How is impact measured?

An essential characteristic of any impact fund is impact measurement and management. A fund’s impact thesis will detail the impact objectives for the fund, and will be the basis for impact measurement. This is the process at Big Issue Invest:

  • We collect baseline impact data for each investee during the impact diligence process. We do this through our Social Impact Charter, a proprietary tool designed to benchmark impact across BII’s portfolio of investments.
  • We use the baseline data of individual investees, as well as the fund’s specific impact KPIs, to establish meaningful impact KPIs for the lifetime of the investment.
  • We track impact KPIs through regular data collection (self-reported by the investee), an annual social impact survey, and a survey when BII exits the investment.
  • We aggregate the data across the fund’s portfolio and feed this into annual impact reports for the fund.

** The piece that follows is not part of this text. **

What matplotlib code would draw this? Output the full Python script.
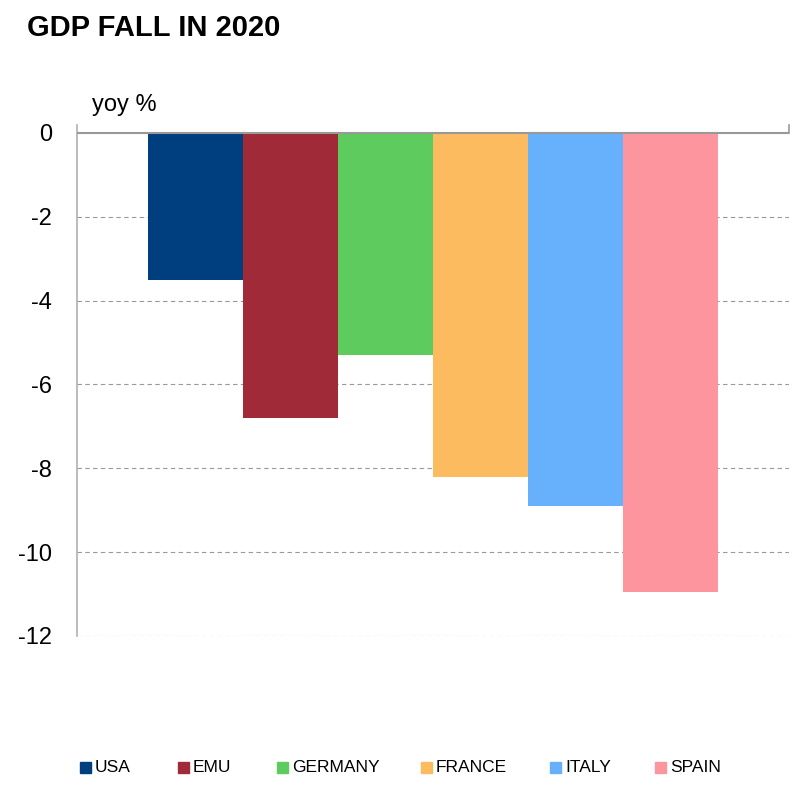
import matplotlib
matplotlib.use('Agg')
import matplotlib.pyplot as plt
from matplotlib.patches import Rectangle

countries = ['USA', 'EMU', 'GERMANY', 'FRANCE', 'ITALY', 'SPAIN']
gdp_fall = [-3.5, -6.8, -5.3, -8.2, -8.9, -10.95]
colors = ['#003f7f', '#a12a39', '#5ecb5e', '#fdbb5f', '#67b1fc', '#fd959f']
yticks = [0, -2, -4, -6, -8, -10, -12]

plt.rcParams['font.family'] = ['Liberation Sans', 'DejaVu Sans']

fig = plt.figure(figsize=(7.98, 7.86), dpi=100)
ax = fig.add_axes([77/798, 1-636/786, (789-77)/798, (636-125)/786])

bw = 95/712
x0 = (148-77)/712
for i, (c, v, col) in enumerate(zip(countries, gdp_fall, colors)):
    ax.bar(x0 + bw*i, v, width=bw, align='edge', color=col, label=c, zorder=3)

ax.set_xlim(0, 1)
ax.set_ylim(-12, 0.19)
ax.set_yticks(yticks)
ax.set_yticklabels([str(t) for t in yticks], fontsize=17)
ax.tick_params(axis='y', length=0, pad=18)
ax.set_xticks([])
for t in yticks[1:]:
    ax.axhline(t, color='#999999', lw=0.8, ls=(0, (4, 3)), zorder=1)
ax.axhline(0, color='#999999', lw=1.5, zorder=4)

for s in ['top', 'bottom']:
    ax.spines[s].set_visible(False)
ax.spines['left'].set_color('#b0b0b0')
ax.spines['left'].set_linewidth(1.2)
ax.spines['right'].set_color('#999999')
ax.spines['right'].set_linewidth(1.2)
ax.spines['right'].set_bounds(0, 0.19)

fig.text(92/798, 1-105/786, 'yoy %', fontsize=17, va='center', ha='left')
fig.text(27/798, 1-28/786, 'GDP FALL IN 2020', fontsize=21, fontweight='bold',
         va='center', ha='left')

# legend, laid out by hand along the bottom
leg_x = [80, 178, 277, 421, 550, 655]
leg_y = 767
for lx, c, col in zip(leg_x, countries, colors):
    fig.add_artist(Rectangle((lx/798, 1-(leg_y+6)/786), 11/798, 11/786,
                             transform=fig.transFigure, color=col))
    fig.text((lx+15)/798, 1-leg_y/786, c, fontsize=12.5, va='center', ha='left')

fig.savefig('out.png', dpi=100)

Examples of social impact investment funds at Big Issue Invest

Big Issue Invest’s FCA-regulated fund management arm was established in 2013, and has since raised and deployed three investment funds:

  • Social Enterprise Investment Funds I and II
  • Outcomes Investment Fund.

BII is now deploying from, and fundraising for, two investment funds:

Social Impact Debt Fund IV provides loans between £1m-£4m to established socially impactful organisations in the UK. It’s core sectors are Health and Social Care, Affordable Housing and Homelessness, and Community and Social Infrastructure. In particular, the fund aims to invest in areas of poverty and deprivation and seeks to increase accessibility to these services. The Growth Impact Fund provides equity, quasi-equity and debt between £50k to £1.5m to diverse-led social enterprises tackling inequality in the UK.